Climate expedition traces Atlantic's future coastline
A team of three Cambridge graduates are embarking on a 31-country expedition — dubbed “Atlantic Rising” — that aims to follow the contours of where the coastline will be after 100 years of rising sea levels driven by climate change.
Aimed at raising awareness of the dangers of global warming, the 35,000-kilometre expedition will circumnavigate the Atlantic Ocean by following a 1-metre contour line which scientists predict will become the new coastline in the next century.
Atlantic Rising team members Tim Bromfield, Lynn Morris, and Will Lorimer — winners of the £10,000 “Go Beyond” Bursary awarded by the Royal Geographical Society (with IBG) and Land Rover earlier this year — will follow the route in a Land Rover Defender 110.
Along the way, the team members plan to visit schools and create an educational network with up to 10,000 students along the route. They will report from some of the remotest coastal regions bordering the Atlantic Ocean and establish a sea-level change education project that can be used in 1,200 schools throughout the world via the Rafi.ki online schools network.
“Education is the most powerful weapon we have to combat climate change,” said Bromfield. “By encouraging students around the Atlantic to work together, we want to highlight our shared responsibility in dealing with this critical issue. By encouraging international friendships, we hope to make people care enough to act.”
“This project, made possible through our partnership with Land Rover, focusses on one of the most challenging issues we face — the potential impacts of climate change in coastal regions,” said Rita Gardner, director of the Royal Geographical Society. “As recipients of the Bursary, Atlantic Rising have been granted the opportunity to ‘go beyond’ their normal limits and boundaries and at the same time support one of the Society’s objectives, which is to promote the wider understanding and enjoyment of geography.”

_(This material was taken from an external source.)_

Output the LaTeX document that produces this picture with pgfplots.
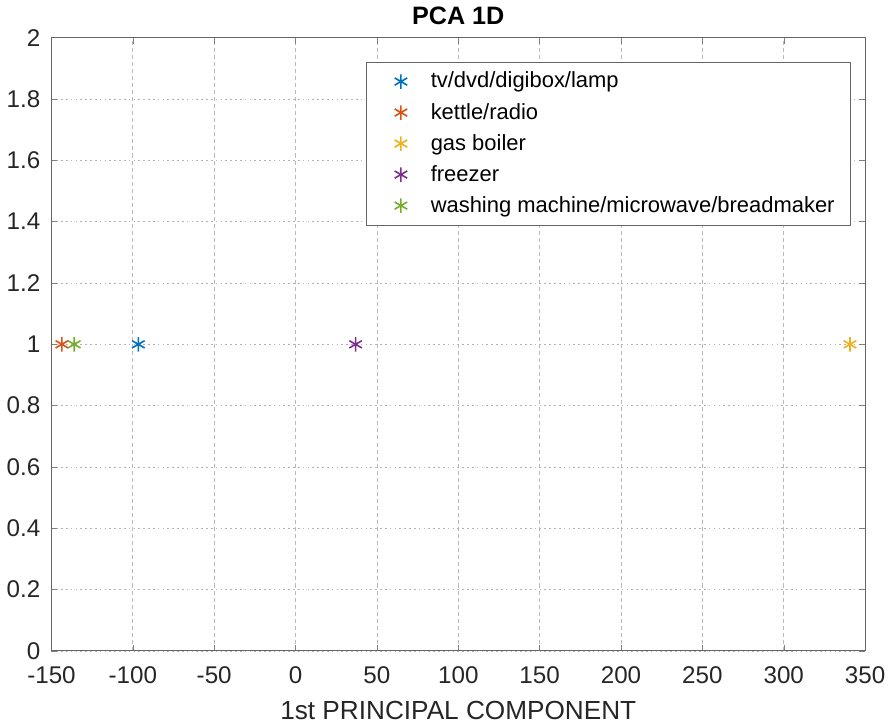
\documentclass[border=0pt]{standalone}
\usepackage{pgfplots}
\pgfplotsset{compat=1.18}
\usepackage{fontspec}
\setmainfont{Liberation Sans}
\definecolor{mblue}{rgb}{0,0.447,0.741}
\definecolor{morange}{rgb}{0.85,0.325,0.098}
\definecolor{myellow}{rgb}{0.929,0.694,0.125}
\definecolor{mpurple}{rgb}{0.494,0.184,0.556}
\definecolor{mgreen}{rgb}{0.466,0.674,0.188}
\begin{document}
\begin{tikzpicture}
\begin{axis}[
  width=404pt, height=304.5pt,
  scale only axis,
  xmin=-150, xmax=350, ymin=0, ymax=2,
  xtick={-150,-100,...,350},
  ytick={0,0.2,...,2.01},
  yticklabel style={/pgf/number format/fixed, xshift=-2pt},
  xticklabel style={yshift=-4pt},
  /pgf/number format/assume math mode=true,
  tick label style={font=\fontsize{12}{14}\selectfont, text=black!85},
  tick align=inside,
  major tick length=3pt,
  axis line style={gray!80!black, line width=0.5pt},
  grid=major,
  x grid style={dash pattern=on 2pt off 1.5pt, gray!55, line width=0.4pt},
  y grid style={dash pattern=on 0.8pt off 1.6pt, gray!60, line width=0.4pt},
  title={\bfseries PCA 1D},
  title style={font=\fontsize{12.5}{14}\selectfont, yshift=-3pt},
  xlabel={1st PRINCIPAL COMPONENT},
  xlabel style={font=\fontsize{13}{15}\selectfont, text=black!85, yshift=-2pt},
  legend style={at={(0.386,0.961)}, anchor=north west,
    draw=gray!80!black, font=\fontsize{10.9}{13}\selectfont,
    row sep=2pt, inner xsep=6pt, inner ysep=3pt},
  legend cell align=left,
  legend image code/.code={\draw[only marks] plot coordinates {(0.4cm,0cm)}; \path[draw=none] (0cm,0cm) -- (0.85cm,0cm);},
  every axis plot/.append style={only marks, mark=asterisk, mark size=3.6pt, line width=0.8pt},
]
\addplot[color=mblue] coordinates {(-96.6,1)};
\addlegendentry{tv/dvd/digibox/lamp}
\addplot[color=morange] coordinates {(-143.6,1)};
\addlegendentry{kettle/radio}
\addplot[color=myellow] coordinates {(340.7,1)};
\addlegendentry{gas boiler}
\addplot[color=mpurple] coordinates {(36.9,1)};
\addlegendentry{freezer}
\addplot[color=mgreen] coordinates {(-136,1)};
\addlegendentry{washing machine/microwave/breadmaker}
\end{axis}
\end{tikzpicture}
\end{document}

The Atlantic Rising team will blog about their experiences throughout the expedition, which will wind through the UK, France, Spain, Morocco, the Western Sahara, Mauritania, Senegal, Gambia, Guinea-Bissau, Sierra Leone, Liberia, Cote D’Ivoire, Ghana, Brazil, French Guiana, Surinam, Guyana, Venezuela, Colombia, Panama, Costa Rica, Nicaragua, Honduras, Guatemala, Belize, Mexico, the US and Canada.